* [DATASET EXTRACT]:

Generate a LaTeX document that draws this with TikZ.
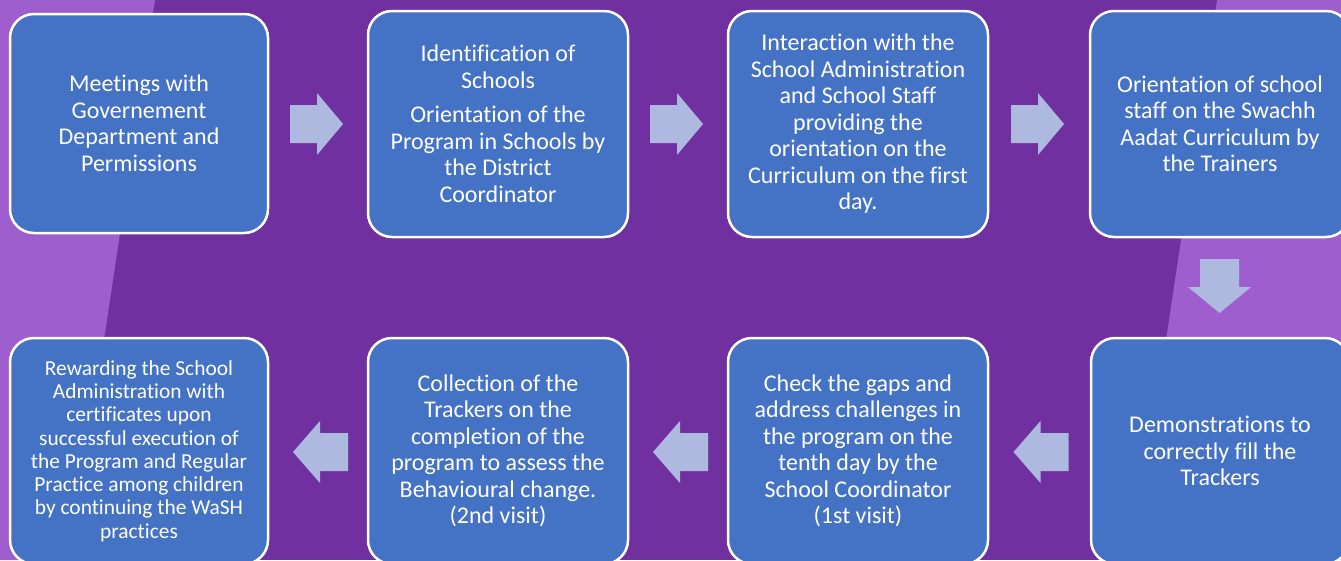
\documentclass[tikz,border=0pt]{standalone}
\usepackage{fontspec}
\setmainfont[Ligatures={NoCommon}]{Carlito}
\definecolor{bgdark}{HTML}{7030A0}
\definecolor{bglight}{HTML}{9E5ECE}
\definecolor{boxblue}{HTML}{4472C4}
\definecolor{arrowfill}{HTML}{ADB9DE}
\begin{document}
\begin{tikzpicture}[x=1pt,y=-1pt,
  box/.style={draw=white, line width=2.5pt, fill=boxblue, rounded corners=24pt,
    text=white, align=center, inner sep=2pt, minimum width=260pt, minimum height=226pt,
    font=\fontsize{24}{26.5}\selectfont},
  rarrow/.pic={\fill[arrowfill] (-26.5,-19) -- (0.5,-19) -- (0.5,-31) -- (26.5,0) -- (0.5,31) -- (0.5,19) -- (-26.5,19) -- cycle;},
  larrow/.pic={\fill[arrowfill] (27.5,-19) -- (-0.5,-19) -- (-0.5,-31) -- (-27.5,0) -- (-0.5,31) -- (-0.5,19) -- (27.5,19) -- cycle;},
  darrow/.pic={\fill[arrowfill] (-19.5,-27) -- (19.5,-27) -- (19.5,1) -- (31.5,1) -- (0,27) -- (-31.5,1) -- (-19.5,1) -- cycle;}]
\useasboundingbox (0,0) rectangle (1341,560);
\clip (0,0) rectangle (1341,560);
\fill[bgdark] (0,0) rectangle (1341,560);
\fill[bglight] (0,0) -- (155,0) -- (71,560) -- (0,560) -- cycle;
\fill[bglight] (1217,0) -- (1341,0) -- (1341,560) -- (1133,560) -- cycle;

% row 1
\node[box, minimum width=258pt, minimum height=219pt] (b1) at (139,123.5)
  {Meetings with\\Governement\\Department and\\Permissions};
\node[box] (b2) at (498,124)
  {Identification of\\Schools\\[8pt]Orientation of the\\Program in Schools by\\the District\\Coordinator};
\node[box] (b3) at (858,124)
  {Interaction with the\\School Administration\\and School Staff\\providing the\\orientation on the\\Curriculum on the first\\day.};
\node[box] (b4) at (1220,124)
  {Orientation of school\\staff on the Swachh\\Aadat Curriculum by\\the Trainers};

% row 2
\node[box, minimum width=258pt] (c4) at (1220,451)
  {Demonstrations to\\correctly fill the\\Trackers};
\node[box] (c3) at (858,451)
  {Check the gaps and\\address challenges in\\the program on the\\tenth day by the\\School Coordinator\\(1st visit)};
\node[box] (c2) at (498,451)
  {Collection of the\\Trackers on the\\completion of the\\program to assess the\\Behavioural change.\\(2nd visit)};
\node[box, minimum width=258pt, font=\fontsize{21.4}{23.3}\selectfont] (c1) at (139,451)
  {Rewarding the School\\Administration with\\certificates upon\\successful execution of\\the Program and Regular\\Practice among children\\by continuing the WaSH\\practices};

% block arrows
\pic at (316.5,124) {rarrow};
\pic at (676.5,124) {rarrow};
\pic at (1037.5,124) {rarrow};
\pic at (1219.5,286) {darrow};
\pic at (1041,452) {larrow};
\pic at (680.5,452) {larrow};
\pic at (320.5,452) {larrow};
\end{tikzpicture}
\end{document}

* [EXERCISE DESCRIPTION]: Reproduce the full listing above verbatim, with no pictures included.

* [WRITTEN SOLUTION]:
Generate a LaTeX document that draws this with TikZ.
\documentclass[tikz,border=0pt]{standalone}
\usepackage{fontspec}
\setmainfont[Ligatures={NoCommon}]{Carlito}
\definecolor{bgdark}{HTML}{7030A0}
\definecolor{bglight}{HTML}{9E5ECE}
\definecolor{boxblue}{HTML}{4472C4}
\definecolor{arrowfill}{HTML}{ADB9DE}
\begin{document}
\begin{tikzpicture}[x=1pt,y=-1pt,
  box/.style={draw=white, line width=2.5pt, fill=boxblue, rounded corners=24pt,
    text=white, align=center, inner sep=2pt, minimum width=260pt, minimum height=226pt,
    font=\fontsize{24}{26.5}\selectfont},
  rarrow/.pic={\fill[arrowfill] (-26.5,-19) -- (0.5,-19) -- (0.5,-31) -- (26.5,0) -- (0.5,31) -- (0.5,19) -- (-26.5,19) -- cycle;},
  larrow/.pic={\fill[arrowfill] (27.5,-19) -- (-0.5,-19) -- (-0.5,-31) -- (-27.5,0) -- (-0.5,31) -- (-0.5,19) -- (27.5,19) -- cycle;},
  darrow/.pic={\fill[arrowfill] (-19.5,-27) -- (19.5,-27) -- (19.5,1) -- (31.5,1) -- (0,27) -- (-31.5,1) -- (-19.5,1) -- cycle;}]
\useasboundingbox (0,0) rectangle (1341,560);
\clip (0,0) rectangle (1341,560);
\fill[bgdark] (0,0) rectangle (1341,560);
\fill[bglight] (0,0) -- (155,0) -- (71,560) -- (0,560) -- cycle;
\fill[bglight] (1217,0) -- (1341,0) -- (1341,560) -- (1133,560) -- cycle;

% row 1
\node[box, minimum width=258pt, minimum height=219pt] (b1) at (139,123.5)
  {Meetings with\\Governement\\Department and\\Permissions};
\node[box] (b2) at (498,124)
  {Identification of\\Schools\\[8pt]Orientation of the\\Program in Schools by\\the District\\Coordinator};
\node[box] (b3) at (858,124)
  {Interaction with the\\School Administration\\and School Staff\\providing the\\orientation on the\\Curriculum on the first\\day.};
\node[box] (b4) at (1220,124)
  {Orientation of school\\staff on the Swachh\\Aadat Curriculum by\\the Trainers};

% row 2
\node[box, minimum width=258pt] (c4) at (1220,451)
  {Demonstrations to\\correctly fill the\\Trackers};
\node[box] (c3) at (858,451)
  {Check the gaps and\\address challenges in\\the program on the\\tenth day by the\\School Coordinator\\(1st visit)};
\node[box] (c2) at (498,451)
  {Collection of the\\Trackers on the\\completion of the\\program to assess the\\Behavioural change.\\(2nd visit)};
\node[box, minimum width=258pt, font=\fontsize{21.4}{23.3}\selectfont] (c1) at (139,451)
  {Rewarding the School\\Administration with\\certificates upon\\successful execution of\\the Program and Regular\\Practice among children\\by continuing the WaSH\\practices};

% block arrows
\pic at (316.5,124) {rarrow};
\pic at (676.5,124) {rarrow};
\pic at (1037.5,124) {rarrow};
\pic at (1219.5,286) {darrow};
\pic at (1041,452) {larrow};
\pic at (680.5,452) {larrow};
\pic at (320.5,452) {larrow};
\end{tikzpicture}
\end{document}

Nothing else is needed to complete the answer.